Ms. Sanders next contends that the ALJ erred in finding that Ms. Sanders was not credible because the records show that “her condition had improved over time, with regular counseling and medication, despite her continued complaints of depressive symptoms.” (AR 20). Ms. Sanders argues that the record shows that her condition had not improved. The ALJ cited treatment notes in the record in which Ms. Sanders reported that her condition was improving, including treatment notes from November 2009 in which Ms. Sanders reported that she had been “fine” and had been sleeping six hours per night. (AR 19). The ALJ also noted that Ms. Sanders also reported being “much less depressed” with “no auditory hallucinations and controlled anxiety.” (AR 19). The ALJ noted that in December 2009, Ms. Sanders reported improvement in her depressive symptoms with “increased energy and motivation, fewer episodes of crying, minimal stress, manageable anxiety, and a greater range of activities of daily living.” (AR 19). Based on a review of the record evidence cited by the ALJ and the record as a whole, it wasn’t unreasonable or “patently wrong” for the ALJ to conclude that Ms. Sanders’s condition was not as dire as she contended in light of her statements that prescribed treatments were effective.

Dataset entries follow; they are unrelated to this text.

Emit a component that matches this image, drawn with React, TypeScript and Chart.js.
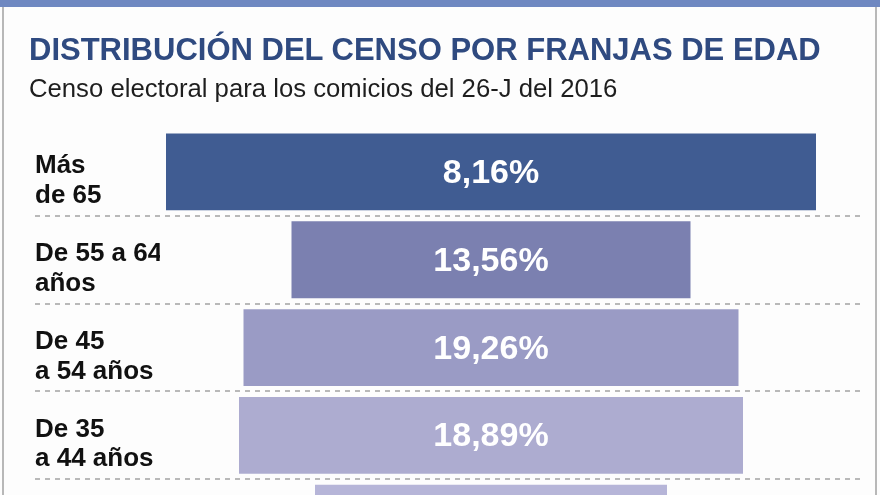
import React, { useEffect, useRef } from "react";
import { Chart, registerables } from "chart.js";

Chart.register(...registerables);

// ---- data ----
const ageGroups: string[][] = [
  ["Más", "de 65"],
  ["De 55 a 64", "años"],
  ["De 45", "a 54 años"],
  ["De 35", "a 44 años"],
  ["De 25", "a 34 años"],
];
// percentage printed on each bar
const censusShare = [8.16, 13.56, 19.26, 18.89, 15.6];
// drawn (centred) length of each bar, in chart units
const barSpan = [65.0, 39.9, 49.5, 50.4, 35.2];

const barColors = ["#405c92", "#7b80b0", "#9a9bc5", "#adacd0", "#b6b5d8"];
const FONT = "'Liberation Sans', Arial, Helvetica, sans-serif";

const fmt = (v: number) => v.toFixed(2).replace(".", ",") + "%";

const overlay = {
  id: "overlay",
  afterDatasetsDraw(chart: any) {
    const ctx = chart.ctx as CanvasRenderingContext2D;
    const ys = chart.scales.y;
    const meta = chart.getDatasetMeta(0);
    ctx.save();
    ctx.strokeStyle = "#b9b9b9";
    ctx.lineWidth = 2;
    ctx.setLineDash([5, 5]);
    for (let i = 0; i < ageGroups.length - 1; i++) {
      const py = Math.round((ys.getPixelForValue(i) + ys.getPixelForValue(i + 1)) / 2);
      ctx.beginPath();
      ctx.moveTo(35, py);
      ctx.lineTo(863, py);
      ctx.stroke();
    }
    ctx.setLineDash([]);
    ctx.fillStyle = "#ffffff";
    ctx.font = `bold 34px ${FONT}`;
    ctx.textAlign = "center";
    ctx.textBaseline = "alphabetic";
    meta.data.forEach((bar: any, i: number) => {
      const p = bar.getProps(["x", "base", "y"], true);
      ctx.fillText(fmt(censusShare[i]), (p.x + p.base) / 2, p.y + 11);
    });
    ctx.restore();
  },
};

export default function App() {
  const ref = useRef<HTMLCanvasElement | null>(null);

  useEffect(() => {
    document.body.style.margin = "0";
    const canvas = ref.current!;
    const chart = new Chart(canvas, {
      type: "bar",
      data: {
        labels: ageGroups,
        datasets: [
          {
            data: barSpan.map((w) => [-w / 2, w / 2]) as any,
            backgroundColor: barColors,
            borderWidth: 0,
            borderSkipped: false,
            categoryPercentage: 1,
            barPercentage: 0.875,
          },
        ],
      },
      options: {
        indexAxis: "y",
        animation: false,
        responsive: false,
        events: [],
        layout: { padding: { top: 128, bottom: 32, left: 35, right: 58 } },
        plugins: {
          legend: { display: false },
          tooltip: { enabled: false },
          title: { display: false },
        },
        scales: {
          x: { display: false, min: -33.1, max: 33.1 },
          y: {
            position: "left",
            grid: { display: false },
            border: { display: false },
            afterFit: (s: any) => {
              s.width = 125;
            },
            ticks: {
              crossAlign: "far",
              labelOffset: 9,
              color: "#111111",
              font: { family: FONT, size: 26, weight: "bold", lineHeight: 1.15 },
            },
          },
        },
      },
      plugins: [overlay],
    });
    return () => chart.destroy();
  }, []);

  return (
    <div
      style={{
        position: "fixed",
        left: 0,
        top: 0,
        width: 880,
        height: 495,
        overflow: "hidden",
        background: "#fdfdfd",
      }}
    >
      <div style={{ position: "absolute", left: 0, top: 0, width: 880, height: 7, background: "#6f88c1" }} />
      <div style={{ position: "absolute", left: 2, top: 7, width: 2, height: 488, background: "#b8b8b8" }} />
      <div style={{ position: "absolute", left: 875, top: 7, width: 2, height: 488, background: "#b8b8b8" }} />
      <canvas
        ref={ref}
        width={880}
        height={600}
        style={{ position: "absolute", left: 0, top: 0, width: 880, height: 600 }}
      />
      <div
        style={{
          position: "absolute",
          left: 29,
          top: 34,
          font: `bold 31px ${FONT}`,
          lineHeight: "31px",
          color: "#2f4a80",
          whiteSpace: "nowrap",
        }}
      >
        DISTRIBUCIÓN DEL CENSO POR FRANJAS DE EDAD
      </div>
      <div
        style={{
          position: "absolute",
          left: 29,
          top: 76,
          font: `25.7px ${FONT}`,
          lineHeight: "25.7px",
          color: "#1e1e1e",
          whiteSpace: "nowrap",
        }}
      >
        Censo electoral para los comicios del 26-J del 2016
      </div>
    </div>
  );
}
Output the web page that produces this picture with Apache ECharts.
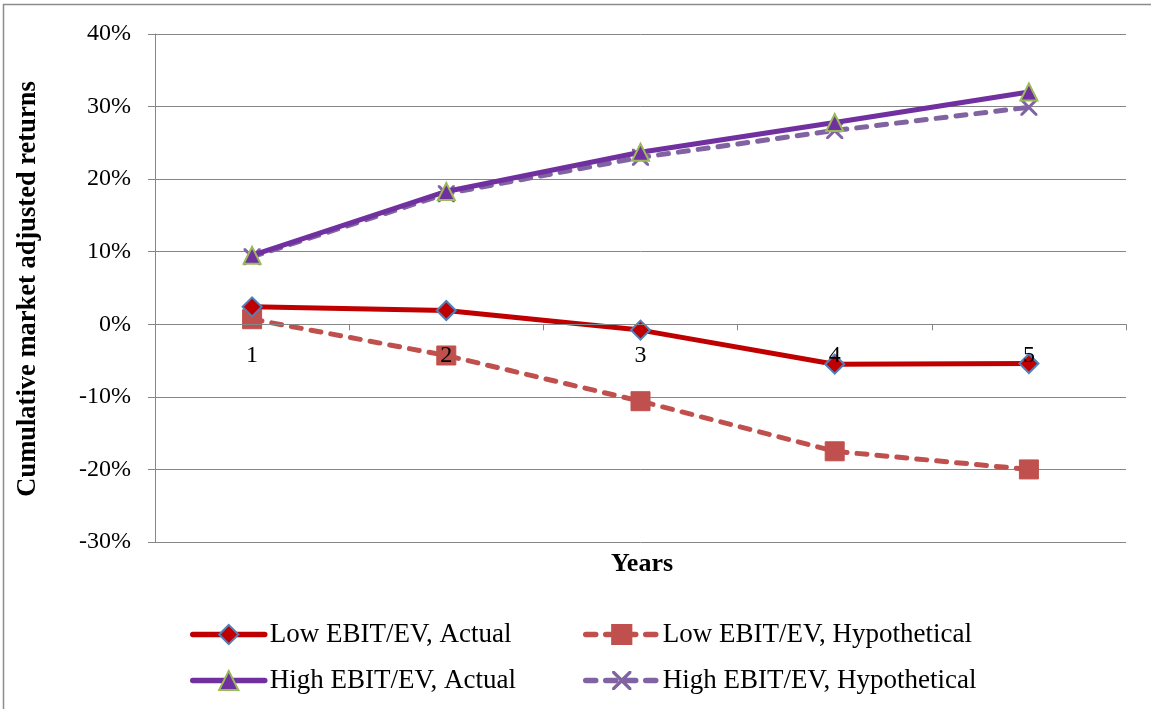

Next, Ms. Sanders contends that the ALJ improperly discounted her credibility because she hadn’t been hospitalized for her mental impairment. Under SSR 96-7p, an ALJ may consider the type of treatment the claimant has received when assessing the claimant’s credibility. The ALJ didn’t err when he considered that no physician had treated Ms. Sanders’s depression with hospitalization. See Connour v. Barnhart, 42 Fed.Appx. 823 (7th Cir.2002) (approving ALJ’s consideration that claimant had never been hospitalized for alleged back condition, among other considerations, in assessing claimant’s credibility).
Finally, Ms. Sanders argues that the ALJ erred in concluding that Ms. Sanders had “acknowledge^] that Celexa has been fairly effective in controlling her psychological symptoms.” (AR 20). Ms. Sanders contends this finding isn’t a fair characterization of the evidence. The court disagrees; this characterization of the record evidence is reasonable. Ms. Sanders testified at her hearing that Celexa was “helping,” (AR 69) and Dr. Kang’s treatment notes indicate that after he put Ms. Sanders on Celexa she reported that her condition was “better” with “less crying or sad feeling” (AR 425, 430).
IV. Conclusion
The Commissioner’s denial of benefits is REVERSED and this case is REMANDED with instructions to return the matter to the Social Security Administration for further proceedings consistent with this opinion.
IT IS SO ORDERED.
. Dysthymic disorder is a chronic type of depression in which a person's moods are regularly low. American Psychiatric Association, DIAGNOSTIC AND STATISTICAL MANUAL OF MENTAL DISORDERS § 300.4 (4th ed„ Text Rev. 2000) O'DSM-IV”).
. Ms. Sanders also argues that the ALJ didn’t sufficiently discount the opinions of Drs. Gange and Kladder because they rendered opinions before Ms. Sanders sought treatment for her depression. (Doc. No. 17 at 12). The ALJ noted that he considered the fact that Drs. Gange and Kladder rendered opinions before Ms. Sanders's treatment. (AR 17).